The difference between the total time in bed and the total time asleep is low, with only 40 minutes in average. The average total time asleep is 7 hours which depicts that most of the persons are having sufficient sleep which is good for their health.
The average body mass index recorded is 25.19, which falls in the overweight range between 25 and 29.9. This depicts that most of the persons are either not following a good diet, or not doing enough exercise.
The tracked distance and the total steps are almost identical, this means that the Bellabeat smartwatch is accurate and does not need any improvement.
The sample size is considerably low, and the conclusions driven based on the analysis of the sample might not be accurate, with only 3 persons in total that completed all the surveys.
A mobile push notification for reminding the users to be active could be a good idea since there is a correlation between the total steps and the calories burnt.
Adding daily steps goals and achievements to the mobile application to incentivize the users to be active.

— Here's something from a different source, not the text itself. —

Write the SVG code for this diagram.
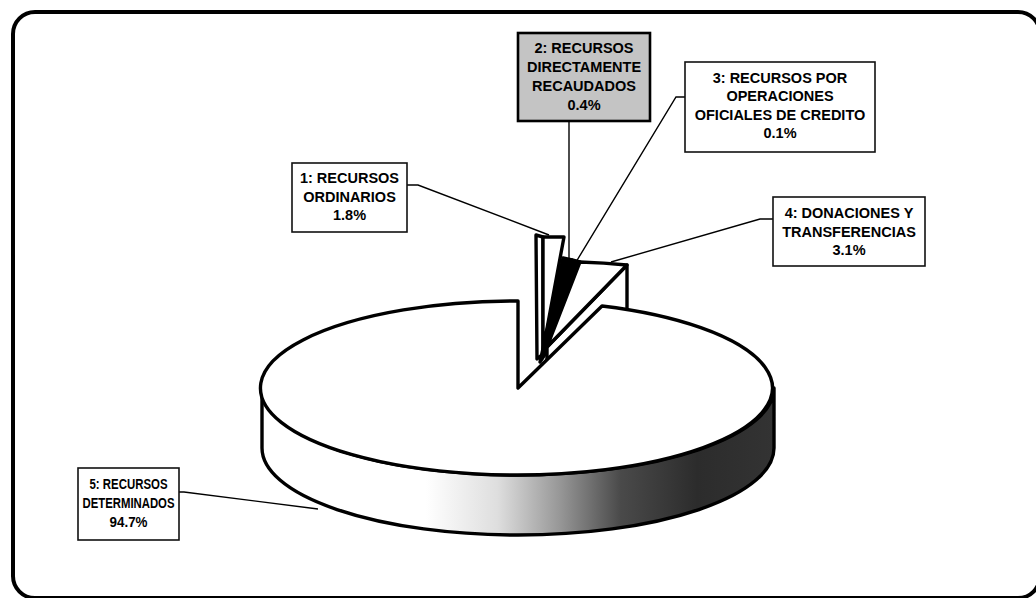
<svg xmlns="http://www.w3.org/2000/svg" width="1036" height="598" viewBox="0 0 1036 598">
<style>
.lbl{font-family:"Liberation Sans",Arial,sans-serif;font-weight:bold;font-size:14.5px;fill:#000;text-anchor:middle}
.box{fill:#fff;stroke:#111;stroke-width:1.6}
.pie{stroke:#000;stroke-width:3.4;stroke-linejoin:round}
.lead{fill:none;stroke:#000;stroke-width:1.4}
</style>
<defs>
<linearGradient id="side" gradientUnits="userSpaceOnUse" x1="262" y1="0" x2="774" y2="0">
<stop offset="0" stop-color="#fff"/>
<stop offset="0.32" stop-color="#fff"/>
<stop offset="0.46" stop-color="#dedede"/>
<stop offset="0.58" stop-color="#989898"/>
<stop offset="0.7" stop-color="#4a4a4a"/>
<stop offset="0.85" stop-color="#2c2c2c"/>
<stop offset="1" stop-color="#333"/>
</linearGradient>
</defs>
<rect x="13" y="12" width="1027" height="586" rx="22" fill="#fff" stroke="#000" stroke-width="4"/>

<g id="slice1">
<polygon class="pie" fill="#fff" points="536,235 543,237 543,354 537,359"/>
<polygon class="pie" fill="#fff" points="543,237 564,237 543,350"/>
</g>
<g id="slice2">
<polygon class="pie" fill="#000" points="563,258 572,260 549,348 540,362"/>
</g>
<g id="slice3">
<polygon class="pie" fill="#000" points="572,260 580,262 555,341 549,348"/>
</g>
<g id="slice4">
<polygon class="pie" fill="#fff" points="627,265 627,325 547,407 547,347"/>
<path class="pie" fill="#fff" d="M547,347 L580,262 A256,87 0 0 1 627,265 Z"/>
</g>
<g id="slice5">
<path class="pie" fill="url(#side)" d="M262,388 A256,87 0 0 0 774,388 L774,448 A256,87 0 0 1 262,448 Z"/>
<path class="pie" fill="#fff" d="M518,388 L518,301 A256,87 0 1 0 602,306 Z"/>
</g>

<g id="connectors">
<path class="lead" d="M407,185 H418 L549,235"/>
<path class="lead" d="M569,121 V259"/>
<path class="lead" d="M685,97 H676 L576,262"/>
<path class="lead" d="M773,219 H760 L611,262"/>
<path class="lead" d="M179,492 H184 L318,509"/>
</g>

<g id="label1">
<rect class="box" x="292" y="163" width="115" height="69"/>
<text class="lbl" x="349.5" y="183">1: RECURSOS</text>
<text class="lbl" x="349.5" y="202">ORDINARIOS</text>
<text class="lbl" x="349.5" y="220">1.8%</text>
</g>
<g id="label2">
<rect x="518" y="33" width="132" height="88" fill="#c4c4c4" stroke="#000" stroke-width="2.6"/>
<text class="lbl" x="584" y="53">2: RECURSOS</text>
<text class="lbl" x="584" y="72">DIRECTAMENTE</text>
<text class="lbl" x="584" y="91">RECAUDADOS</text>
<text class="lbl" x="584" y="110">0.4%</text>
</g>
<g id="label3">
<rect class="box" x="685" y="62" width="190" height="90"/>
<text class="lbl" x="780" y="83">3: RECURSOS POR</text>
<text class="lbl" x="780" y="101">OPERACIONES</text>
<text class="lbl" x="780" y="120">OFICIALES DE CREDITO</text>
<text class="lbl" x="780" y="138">0.1%</text>
</g>
<g id="label4">
<rect class="box" x="773" y="197" width="152" height="69"/>
<text class="lbl" x="849" y="218">4: DONACIONES Y</text>
<text class="lbl" x="849" y="237">TRANSFERENCIAS</text>
<text class="lbl" x="849" y="255">3.1%</text>
</g>
<g id="label5">
<rect class="box" x="78" y="468" width="101" height="72"/>
<text class="lbl" x="128.5" y="489" textLength="78" lengthAdjust="spacingAndGlyphs">5: RECURSOS</text>
<text class="lbl" x="128.5" y="508" textLength="92" lengthAdjust="spacingAndGlyphs">DETERMINADOS</text>
<text class="lbl" x="128.5" y="527" textLength="38" lengthAdjust="spacingAndGlyphs">94.7%</text>
</g>
</svg>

The maximum heart rate recorded was 200 which is very high and alarming. An alert system that triggers when the heart rate exceeds a certain threshold would be a good feature to implement as it could save lives.
The average total time asleep of 7 hours is good. In order to let the users keep the same sleep routine, a sleep time reminder could be added to the application.
Performing other surveys to gather more data, such as the age and the gender, and from a bigger sample size might be important in order to do more targeted improvements. To encourage users to complete all the surveys, rewards should be given to whoever completed all of them. The rewards will be distributed from a budget specifically allocated to this matter.